SET TASK:
Below are some records. Retype exactly the lines from the one containing "Recreate this image" through the one containing "from matplotlib.ticker import", both included, skipping every picture.

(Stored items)
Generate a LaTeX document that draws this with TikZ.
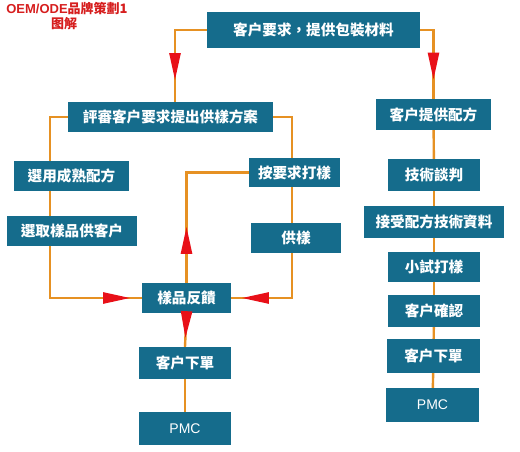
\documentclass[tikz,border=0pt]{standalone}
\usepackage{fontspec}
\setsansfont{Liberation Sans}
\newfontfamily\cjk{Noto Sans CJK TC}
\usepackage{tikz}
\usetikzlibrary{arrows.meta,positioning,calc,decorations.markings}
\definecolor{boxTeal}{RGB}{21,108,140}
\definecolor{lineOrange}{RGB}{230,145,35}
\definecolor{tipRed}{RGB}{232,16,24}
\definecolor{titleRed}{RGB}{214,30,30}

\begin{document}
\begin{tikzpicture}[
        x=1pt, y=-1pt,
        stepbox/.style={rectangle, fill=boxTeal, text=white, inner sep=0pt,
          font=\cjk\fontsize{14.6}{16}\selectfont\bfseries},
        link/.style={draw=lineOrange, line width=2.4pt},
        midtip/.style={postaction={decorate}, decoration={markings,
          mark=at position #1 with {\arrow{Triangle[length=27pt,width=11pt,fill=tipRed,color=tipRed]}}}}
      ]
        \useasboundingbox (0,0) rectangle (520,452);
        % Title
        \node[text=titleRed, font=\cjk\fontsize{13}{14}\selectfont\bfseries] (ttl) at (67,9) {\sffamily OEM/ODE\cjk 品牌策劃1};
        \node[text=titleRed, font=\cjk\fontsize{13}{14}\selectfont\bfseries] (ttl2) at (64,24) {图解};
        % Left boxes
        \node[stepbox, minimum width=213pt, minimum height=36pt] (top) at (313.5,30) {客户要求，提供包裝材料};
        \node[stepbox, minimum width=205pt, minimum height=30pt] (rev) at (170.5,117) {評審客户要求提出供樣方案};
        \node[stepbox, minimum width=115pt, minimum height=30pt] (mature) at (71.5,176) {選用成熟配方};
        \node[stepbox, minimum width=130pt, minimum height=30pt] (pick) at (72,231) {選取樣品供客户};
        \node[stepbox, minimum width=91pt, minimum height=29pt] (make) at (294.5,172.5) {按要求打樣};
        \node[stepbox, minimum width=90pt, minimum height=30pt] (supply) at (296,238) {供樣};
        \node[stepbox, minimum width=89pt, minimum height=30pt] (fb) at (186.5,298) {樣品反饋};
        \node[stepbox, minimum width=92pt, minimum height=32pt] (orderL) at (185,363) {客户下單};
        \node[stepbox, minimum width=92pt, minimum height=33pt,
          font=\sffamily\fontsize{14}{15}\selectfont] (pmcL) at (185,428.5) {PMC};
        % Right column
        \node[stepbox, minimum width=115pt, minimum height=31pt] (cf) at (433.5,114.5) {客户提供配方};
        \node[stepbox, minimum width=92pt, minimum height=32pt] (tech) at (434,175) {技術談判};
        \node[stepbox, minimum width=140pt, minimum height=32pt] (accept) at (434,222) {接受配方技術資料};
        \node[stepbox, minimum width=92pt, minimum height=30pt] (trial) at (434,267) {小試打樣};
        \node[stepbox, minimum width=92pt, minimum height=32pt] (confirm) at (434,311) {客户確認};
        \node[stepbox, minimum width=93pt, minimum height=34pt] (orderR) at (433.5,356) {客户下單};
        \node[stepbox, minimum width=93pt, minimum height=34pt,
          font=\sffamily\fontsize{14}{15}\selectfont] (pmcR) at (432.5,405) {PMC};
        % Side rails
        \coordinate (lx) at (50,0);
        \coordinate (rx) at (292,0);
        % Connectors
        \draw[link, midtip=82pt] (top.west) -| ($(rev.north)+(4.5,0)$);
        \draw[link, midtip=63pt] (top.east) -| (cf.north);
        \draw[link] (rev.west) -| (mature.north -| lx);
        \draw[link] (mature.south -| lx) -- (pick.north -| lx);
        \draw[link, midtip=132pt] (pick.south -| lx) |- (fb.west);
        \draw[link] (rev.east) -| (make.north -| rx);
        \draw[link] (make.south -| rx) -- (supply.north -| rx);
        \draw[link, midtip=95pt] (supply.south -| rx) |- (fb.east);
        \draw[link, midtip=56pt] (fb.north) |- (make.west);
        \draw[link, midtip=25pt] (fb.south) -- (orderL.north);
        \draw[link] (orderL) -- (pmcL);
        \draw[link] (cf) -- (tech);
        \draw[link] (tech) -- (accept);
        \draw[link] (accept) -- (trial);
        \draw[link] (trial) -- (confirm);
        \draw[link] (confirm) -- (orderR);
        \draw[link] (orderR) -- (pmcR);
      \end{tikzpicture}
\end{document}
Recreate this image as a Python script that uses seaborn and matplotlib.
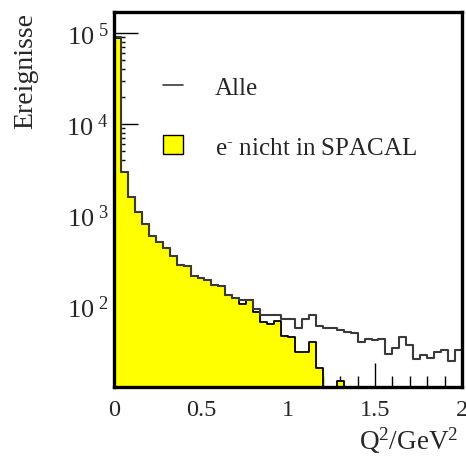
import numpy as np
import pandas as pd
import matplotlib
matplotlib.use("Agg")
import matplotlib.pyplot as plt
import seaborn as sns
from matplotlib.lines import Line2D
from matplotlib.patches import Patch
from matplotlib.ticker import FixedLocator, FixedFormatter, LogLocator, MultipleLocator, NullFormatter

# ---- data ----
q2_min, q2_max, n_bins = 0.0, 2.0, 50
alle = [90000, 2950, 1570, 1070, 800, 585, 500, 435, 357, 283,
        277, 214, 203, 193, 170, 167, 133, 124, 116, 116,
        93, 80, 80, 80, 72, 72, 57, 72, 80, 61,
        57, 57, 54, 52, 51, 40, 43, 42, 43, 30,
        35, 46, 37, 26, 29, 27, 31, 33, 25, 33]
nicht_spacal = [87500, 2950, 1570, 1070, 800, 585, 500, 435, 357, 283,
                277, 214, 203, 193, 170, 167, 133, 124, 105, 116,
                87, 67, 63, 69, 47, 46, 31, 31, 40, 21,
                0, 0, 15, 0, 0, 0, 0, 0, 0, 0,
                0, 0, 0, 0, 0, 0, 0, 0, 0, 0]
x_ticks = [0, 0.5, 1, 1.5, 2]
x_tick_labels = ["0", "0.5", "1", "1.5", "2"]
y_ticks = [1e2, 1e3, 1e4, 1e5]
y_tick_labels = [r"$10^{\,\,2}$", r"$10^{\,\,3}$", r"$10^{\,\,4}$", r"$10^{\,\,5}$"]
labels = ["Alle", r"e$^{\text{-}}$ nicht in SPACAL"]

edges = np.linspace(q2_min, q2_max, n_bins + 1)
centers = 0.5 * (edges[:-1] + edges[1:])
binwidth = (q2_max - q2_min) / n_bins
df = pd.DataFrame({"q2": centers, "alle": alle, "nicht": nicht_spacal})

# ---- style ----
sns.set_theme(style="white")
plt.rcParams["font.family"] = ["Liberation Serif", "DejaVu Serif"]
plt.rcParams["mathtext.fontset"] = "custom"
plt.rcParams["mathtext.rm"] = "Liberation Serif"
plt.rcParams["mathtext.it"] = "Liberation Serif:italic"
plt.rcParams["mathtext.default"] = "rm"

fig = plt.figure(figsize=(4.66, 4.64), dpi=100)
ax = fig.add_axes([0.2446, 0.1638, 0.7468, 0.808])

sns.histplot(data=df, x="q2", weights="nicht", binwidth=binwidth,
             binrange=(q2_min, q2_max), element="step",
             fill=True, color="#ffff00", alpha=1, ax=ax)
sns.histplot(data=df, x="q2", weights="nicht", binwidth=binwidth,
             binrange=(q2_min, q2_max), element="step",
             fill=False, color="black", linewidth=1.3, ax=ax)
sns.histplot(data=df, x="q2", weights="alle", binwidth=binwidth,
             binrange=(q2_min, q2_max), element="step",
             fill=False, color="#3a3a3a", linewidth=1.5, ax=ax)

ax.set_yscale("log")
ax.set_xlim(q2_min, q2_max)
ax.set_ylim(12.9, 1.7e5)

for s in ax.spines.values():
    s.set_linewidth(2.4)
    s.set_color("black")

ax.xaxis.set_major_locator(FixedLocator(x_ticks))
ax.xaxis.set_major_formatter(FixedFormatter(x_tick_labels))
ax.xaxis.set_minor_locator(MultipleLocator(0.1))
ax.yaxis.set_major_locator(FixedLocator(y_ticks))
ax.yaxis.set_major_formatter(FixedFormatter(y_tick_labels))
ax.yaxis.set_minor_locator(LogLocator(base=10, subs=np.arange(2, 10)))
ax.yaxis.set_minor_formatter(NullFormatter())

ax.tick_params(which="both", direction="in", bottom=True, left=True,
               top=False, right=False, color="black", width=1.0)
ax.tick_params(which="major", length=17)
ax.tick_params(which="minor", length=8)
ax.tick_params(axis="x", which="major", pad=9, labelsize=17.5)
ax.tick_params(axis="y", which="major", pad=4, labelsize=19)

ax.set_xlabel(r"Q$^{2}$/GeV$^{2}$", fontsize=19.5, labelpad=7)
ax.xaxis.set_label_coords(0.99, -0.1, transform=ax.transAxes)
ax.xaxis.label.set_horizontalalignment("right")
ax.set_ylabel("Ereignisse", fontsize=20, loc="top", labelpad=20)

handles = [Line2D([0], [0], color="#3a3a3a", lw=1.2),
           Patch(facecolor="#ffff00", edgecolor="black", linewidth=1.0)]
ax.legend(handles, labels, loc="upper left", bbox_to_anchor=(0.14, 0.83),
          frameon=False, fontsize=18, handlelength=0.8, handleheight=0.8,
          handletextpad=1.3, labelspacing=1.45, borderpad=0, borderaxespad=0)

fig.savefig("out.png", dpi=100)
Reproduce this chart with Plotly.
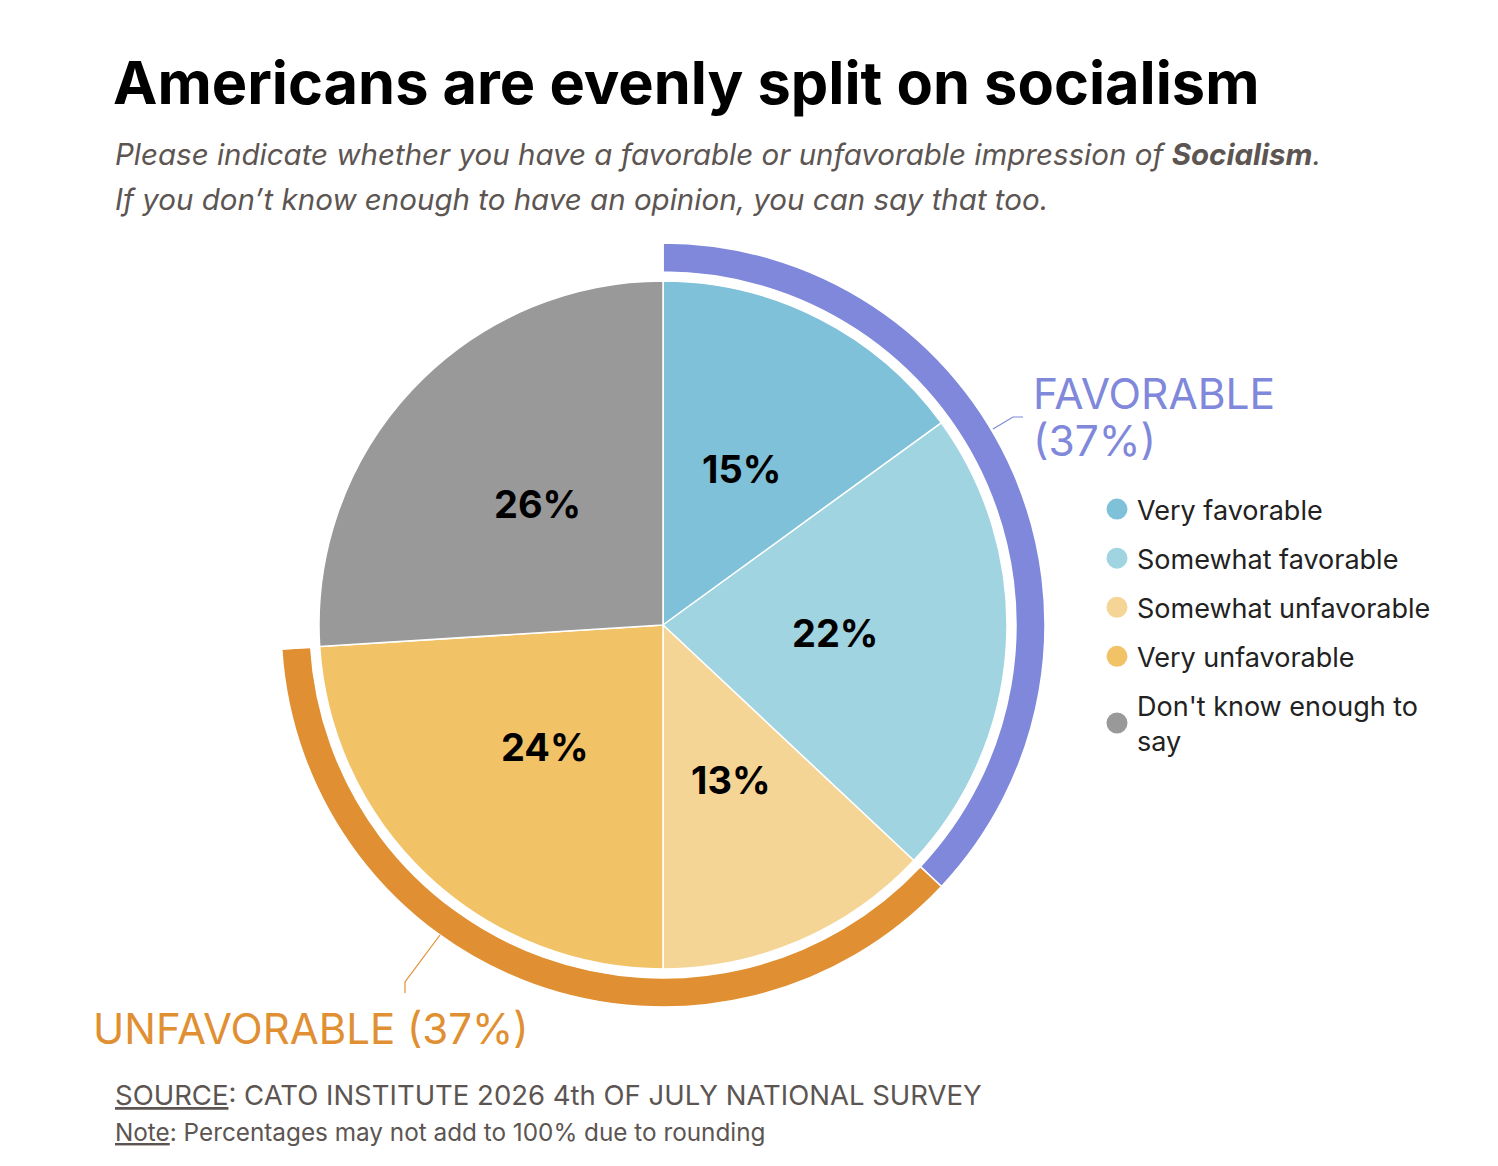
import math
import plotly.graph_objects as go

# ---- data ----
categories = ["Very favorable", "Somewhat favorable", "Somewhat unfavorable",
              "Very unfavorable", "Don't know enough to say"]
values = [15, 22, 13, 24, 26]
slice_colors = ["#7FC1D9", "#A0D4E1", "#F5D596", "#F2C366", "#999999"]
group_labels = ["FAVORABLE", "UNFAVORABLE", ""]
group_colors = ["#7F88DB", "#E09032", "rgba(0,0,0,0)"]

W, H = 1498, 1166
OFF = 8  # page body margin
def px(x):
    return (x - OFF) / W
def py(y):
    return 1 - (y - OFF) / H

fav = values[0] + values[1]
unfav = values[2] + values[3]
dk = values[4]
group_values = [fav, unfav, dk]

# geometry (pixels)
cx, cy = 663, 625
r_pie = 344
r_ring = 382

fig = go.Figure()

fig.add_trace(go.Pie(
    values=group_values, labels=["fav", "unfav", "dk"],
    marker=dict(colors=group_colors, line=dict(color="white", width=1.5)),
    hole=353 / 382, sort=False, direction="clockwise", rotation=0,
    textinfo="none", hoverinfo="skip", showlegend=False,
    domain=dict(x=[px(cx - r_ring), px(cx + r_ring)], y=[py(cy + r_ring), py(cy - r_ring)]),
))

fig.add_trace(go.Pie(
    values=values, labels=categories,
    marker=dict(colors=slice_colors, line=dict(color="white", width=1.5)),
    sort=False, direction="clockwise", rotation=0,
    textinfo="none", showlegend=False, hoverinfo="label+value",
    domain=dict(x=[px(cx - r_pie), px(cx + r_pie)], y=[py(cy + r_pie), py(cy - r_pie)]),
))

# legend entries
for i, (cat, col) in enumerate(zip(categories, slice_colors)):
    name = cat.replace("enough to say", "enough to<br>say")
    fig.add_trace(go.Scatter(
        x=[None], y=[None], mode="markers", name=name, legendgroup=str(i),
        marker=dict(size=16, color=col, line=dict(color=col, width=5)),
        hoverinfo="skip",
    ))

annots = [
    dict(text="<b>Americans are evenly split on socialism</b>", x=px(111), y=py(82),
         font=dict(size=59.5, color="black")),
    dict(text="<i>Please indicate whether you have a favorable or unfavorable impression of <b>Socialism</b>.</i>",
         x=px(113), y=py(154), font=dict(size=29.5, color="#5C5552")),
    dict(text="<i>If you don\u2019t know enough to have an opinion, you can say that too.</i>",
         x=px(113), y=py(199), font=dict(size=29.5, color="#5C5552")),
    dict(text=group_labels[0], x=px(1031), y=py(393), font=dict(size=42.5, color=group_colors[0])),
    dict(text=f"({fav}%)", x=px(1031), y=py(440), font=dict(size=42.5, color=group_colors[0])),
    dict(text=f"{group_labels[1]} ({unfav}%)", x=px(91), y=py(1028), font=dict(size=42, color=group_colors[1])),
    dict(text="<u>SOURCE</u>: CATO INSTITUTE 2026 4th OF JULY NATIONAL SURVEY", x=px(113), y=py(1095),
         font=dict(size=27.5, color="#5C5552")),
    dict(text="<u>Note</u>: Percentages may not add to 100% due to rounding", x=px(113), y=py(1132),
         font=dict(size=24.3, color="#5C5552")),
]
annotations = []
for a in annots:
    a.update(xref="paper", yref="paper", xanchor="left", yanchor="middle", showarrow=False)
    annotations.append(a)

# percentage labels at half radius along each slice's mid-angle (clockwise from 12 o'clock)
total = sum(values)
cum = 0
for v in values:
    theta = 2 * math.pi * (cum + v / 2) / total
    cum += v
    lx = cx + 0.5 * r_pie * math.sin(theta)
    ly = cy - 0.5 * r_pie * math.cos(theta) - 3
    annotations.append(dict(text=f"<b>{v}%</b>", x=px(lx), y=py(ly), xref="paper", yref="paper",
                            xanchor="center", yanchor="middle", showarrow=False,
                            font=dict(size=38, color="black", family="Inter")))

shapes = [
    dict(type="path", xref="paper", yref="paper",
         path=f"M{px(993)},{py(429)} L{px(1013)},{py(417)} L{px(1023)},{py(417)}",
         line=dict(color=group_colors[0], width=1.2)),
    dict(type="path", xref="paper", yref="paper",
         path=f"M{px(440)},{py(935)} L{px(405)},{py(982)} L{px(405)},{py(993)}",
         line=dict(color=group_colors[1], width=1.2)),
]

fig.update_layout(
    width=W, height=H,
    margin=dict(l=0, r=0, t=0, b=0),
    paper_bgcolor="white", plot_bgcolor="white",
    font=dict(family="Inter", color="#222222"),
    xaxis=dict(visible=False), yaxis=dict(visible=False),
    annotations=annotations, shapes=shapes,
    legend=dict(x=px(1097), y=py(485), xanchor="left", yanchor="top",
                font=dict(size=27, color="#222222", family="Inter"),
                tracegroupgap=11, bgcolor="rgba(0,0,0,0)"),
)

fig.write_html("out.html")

COMPLETE RESPONSE:
Recreate this image as a Python script that uses seaborn and matplotlib.
import numpy as np
import pandas as pd
import matplotlib
matplotlib.use("Agg")
import matplotlib.pyplot as plt
import seaborn as sns
from matplotlib.lines import Line2D
from matplotlib.patches import Patch
from matplotlib.ticker import FixedLocator, FixedFormatter, LogLocator, MultipleLocator, NullFormatter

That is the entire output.